The $4 Breaking Point: U.S. Fuel Prices Reach a 4-Year High as the “Hormuz Choke” Grows Tighter

American drivers are facing a grim milestone at the pump for the first time since the global energy shocks of 2022. On Tuesday, national petrol prices officially went over $4.00 per gallon. This was because of the rising violence in the Middle East and the fact that all shipping traffic in the Strait of Hormuz had come to a complete stop.

AAA says that the national average reached $4.02, which is a shocking 34.7% rise in just 30 days. To put this in context, this monthly rise is more severe than the price spikes seen during Hurricane Katrina in 2005 or the start of the Russia-Ukraine war.

1. The $100 Barrel Returns

The price of crude oil is the main reason for this “rocket-ship” rise.

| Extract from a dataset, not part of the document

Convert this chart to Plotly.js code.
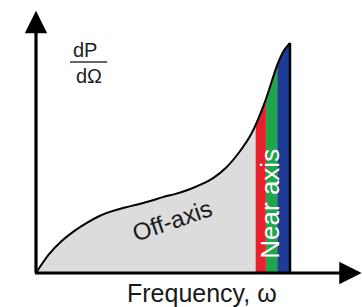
<!DOCTYPE html>
<html>
<head>
<meta charset="utf-8">
<script src="https://cdn.plot.ly/plotly-3.0.1.min.js"></script>
<style>html,body{margin:0;padding:0;background:#fff;}#chart{width:362px;height:307px;}</style>
</head>
<body>
<div id="chart"></div>
<script>
// Frequency (arbitrary units) and spectral power dP/dΩ (arbitrary units)
var omega = [0, 0.5, 1.0, 1.5, 2.0, 2.5, 3.0, 3.5, 4.0, 4.5, 5.0, 5.5, 6.0, 6.5, 7.0, 7.5, 8.0, 8.5, 9.0, 9.5, 9.75, 10];
var dPdOmega = [0, 0.8, 1.38, 1.82, 2.18, 2.48, 2.69, 2.85, 2.98, 3.13, 3.30, 3.44, 3.62, 3.85, 4.15, 4.6, 5.25, 6.1, 7.4, 9.05, 9.65, 10.0];
// near-axis coloured bands (frequency edges)
var bandEdges = [8.65, 9.05, 9.5, 10];
var bandColors = ['#e8202a', '#1fa54a', '#1e3c96'];
// labels
var yLabelTop = 'dP';
var yLabelBottom = 'dΩ';
var xLabel = 'Frequency, ω';
var offLabel = 'Off-axis';
var nearLabel = 'Near axis';

var xRange = [-1.417, 12.835];
var yRange = [-1.478, 11.87];
var FONT = 'Liberation Sans, Arial, sans-serif';

var traces = [];
// grey off-axis area
traces.push({x: omega, y: dPdOmega, type: 'scatter', mode: 'lines', fill: 'tozeroy',
  fillcolor: '#dcdcdc', line: {width: 0, shape: 'spline'}, hoverinfo: 'skip'});
// coloured bands (clipped by the white mask above the curve)
for (var i = 0; i < bandColors.length; i++) {
  var a = bandEdges[i], b = bandEdges[i + 1];
  traces.push({x: [a, b, b, a, a], y: [0, 0, 10.8, 10.8, 0], type: 'scatter', mode: 'lines',
    fill: 'toself', fillcolor: bandColors[i], line: {width: 0}, hoverinfo: 'skip'});
}
// helper top line for the white mask
traces.push({x: [omega[0], omega[omega.length - 1]], y: [yRange[1], yRange[1]], type: 'scatter',
  mode: 'lines', line: {width: 0}, hoverinfo: 'skip'});
// spectrum curve with white mask above
traces.push({x: omega, y: dPdOmega, type: 'scatter', mode: 'lines', fill: 'tonexty',
  fillcolor: '#ffffff', line: {color: '#000', width: 2, shape: 'spline'}, hoverinfo: 'skip'});
// right edge of spectrum
var last = omega.length - 1;
traces.push({x: [omega[last], omega[last]], y: [0, dPdOmega[last]], type: 'scatter', mode: 'lines',
  line: {color: '#000', width: 2.5}, hoverinfo: 'skip'});

var layout = {
  width: 362, height: 307,
  margin: {l: 0, r: 0, t: 0, b: 0, pad: 0},
  paper_bgcolor: '#fff', plot_bgcolor: '#fff',
  showlegend: false,
  xaxis: {range: xRange, visible: false, fixedrange: true},
  yaxis: {range: yRange, visible: false, fixedrange: true},
  shapes: [
    {type: 'line', xref: 'x', yref: 'y', x0: 1.34, x1: 2.8, y0: 9.17, y1: 9.17, line: {color: '#333', width: 1.5}}
  ],
  annotations: [
    // axes with arrowheads
    {x: 0, y: 11.4, ax: 0, ay: -0.05, xref: 'x', yref: 'y', axref: 'x', ayref: 'y', text: '',
      showarrow: true, arrowhead: 2, arrowsize: 1.4, arrowwidth: 3.2, arrowcolor: '#000'},
    {x: 12.82, y: 0, ax: -0.1, ay: 0, xref: 'x', yref: 'y', axref: 'x', ayref: 'y', text: '',
      showarrow: true, arrowhead: 2, arrowsize: 1.4, arrowwidth: 3.2, arrowcolor: '#000'},
    {x: 1.93, y: 9.7, xref: 'x', yref: 'y', text: yLabelTop, showarrow: false,
      font: {family: FONT, size: 20, color: '#222'}},
    {x: 2.07, y: 8.55, xref: 'x', yref: 'y', text: yLabelBottom, showarrow: false,
      font: {family: FONT, size: 20, color: '#222'}},
    {x: 5.35, y: 2.3, xref: 'x', yref: 'y', text: offLabel, showarrow: false, textangle: -19,
      font: {family: FONT, size: 24, color: '#1a1a1a'}},
    {x: 9.2, y: 3.0, xref: 'x', yref: 'y', text: nearLabel, showarrow: false, textangle: -90,
      font: {family: FONT, size: 26, color: '#ffffff'}},
    {x: 202 / 362, y: 0.045, xref: 'paper', yref: 'paper', text: xLabel, showarrow: false,
      xanchor: 'center', yanchor: 'middle', font: {family: FONT, size: 25, color: '#1a1a1a'}}
  ]
};

Plotly.newPlot('chart', traces, layout, {displayModeBar: false, staticPlot: true});
</script>
</body>
</html>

The March Surge: In March, the price of U.S. crude oil rose by more than 50%, settling above $100 per barrel.

The “Trump Factor”: After President Trump’s recent comments, the market became much more volatile. Analysts say this made people more worried about a long-term military conflict with Iran. WTI (West Texas Intermediate) is currently around $102 and doesn’t seem to be going down.

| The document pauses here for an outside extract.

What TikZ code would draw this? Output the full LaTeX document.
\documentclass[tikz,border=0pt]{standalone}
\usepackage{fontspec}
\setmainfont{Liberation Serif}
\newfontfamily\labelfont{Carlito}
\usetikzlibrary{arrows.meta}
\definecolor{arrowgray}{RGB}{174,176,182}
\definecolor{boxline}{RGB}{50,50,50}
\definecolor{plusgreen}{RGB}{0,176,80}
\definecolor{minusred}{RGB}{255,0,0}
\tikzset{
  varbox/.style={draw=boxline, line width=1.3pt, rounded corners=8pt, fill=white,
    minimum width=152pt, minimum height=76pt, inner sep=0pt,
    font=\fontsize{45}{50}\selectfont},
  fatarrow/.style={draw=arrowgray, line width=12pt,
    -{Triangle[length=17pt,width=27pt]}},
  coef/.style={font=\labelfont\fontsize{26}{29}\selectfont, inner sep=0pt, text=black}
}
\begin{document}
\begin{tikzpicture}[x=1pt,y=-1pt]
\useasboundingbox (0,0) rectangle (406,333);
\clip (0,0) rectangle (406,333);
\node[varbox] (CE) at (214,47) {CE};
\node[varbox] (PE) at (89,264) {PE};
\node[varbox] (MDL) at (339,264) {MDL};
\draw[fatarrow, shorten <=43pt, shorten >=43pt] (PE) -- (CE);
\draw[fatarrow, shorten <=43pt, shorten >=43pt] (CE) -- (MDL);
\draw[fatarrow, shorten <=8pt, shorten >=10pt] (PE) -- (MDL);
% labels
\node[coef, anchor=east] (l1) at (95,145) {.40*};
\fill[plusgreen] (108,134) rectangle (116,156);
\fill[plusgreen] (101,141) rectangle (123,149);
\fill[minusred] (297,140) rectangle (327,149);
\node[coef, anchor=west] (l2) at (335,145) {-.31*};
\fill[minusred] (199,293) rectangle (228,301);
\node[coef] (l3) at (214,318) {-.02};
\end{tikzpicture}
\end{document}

2. The “Hormuz Choke”: A World Crisis

The U.S. is the biggest oil producer in the world, but fuel prices are set by a global market that is currently in a panic.

The Blockade: The war has effectively neutralised the Strait of Hormuz, which is a key route for about 20% of the world’s oil supply.

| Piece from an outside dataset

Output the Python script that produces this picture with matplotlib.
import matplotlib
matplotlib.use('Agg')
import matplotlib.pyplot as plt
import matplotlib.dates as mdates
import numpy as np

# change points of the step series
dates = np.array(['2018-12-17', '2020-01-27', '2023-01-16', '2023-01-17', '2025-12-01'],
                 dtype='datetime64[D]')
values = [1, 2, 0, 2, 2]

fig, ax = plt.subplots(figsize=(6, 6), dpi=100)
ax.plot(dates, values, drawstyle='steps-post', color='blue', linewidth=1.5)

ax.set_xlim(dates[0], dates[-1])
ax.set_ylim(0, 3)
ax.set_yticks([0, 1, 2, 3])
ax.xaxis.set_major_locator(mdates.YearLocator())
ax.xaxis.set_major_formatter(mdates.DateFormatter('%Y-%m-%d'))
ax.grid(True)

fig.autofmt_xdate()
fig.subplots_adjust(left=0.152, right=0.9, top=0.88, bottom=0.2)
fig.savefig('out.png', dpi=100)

The Uncertainty: Since the “lock” on the Strait doesn’t seem to be opening any time soon, traders are pricing in a long-term supply shortage, which keeps retail prices high even on days when oil trading is slow.

3. “Up Like a Rocket, Down Like a Feather”

Energy experts say that even if a ceasefire were signed tomorrow, it wouldn’t help American consumers right away. “Gas prices go up like a rocket and come down like a feather,” says independent analyst Tom Kloza.

Before cheaper oil can get to the consumer, the expensive “war-time” crude that is already in the system needs to be refined and sold. This delay means that $5.00 per gallon is now a real, if scary, possibility for the summer driving season.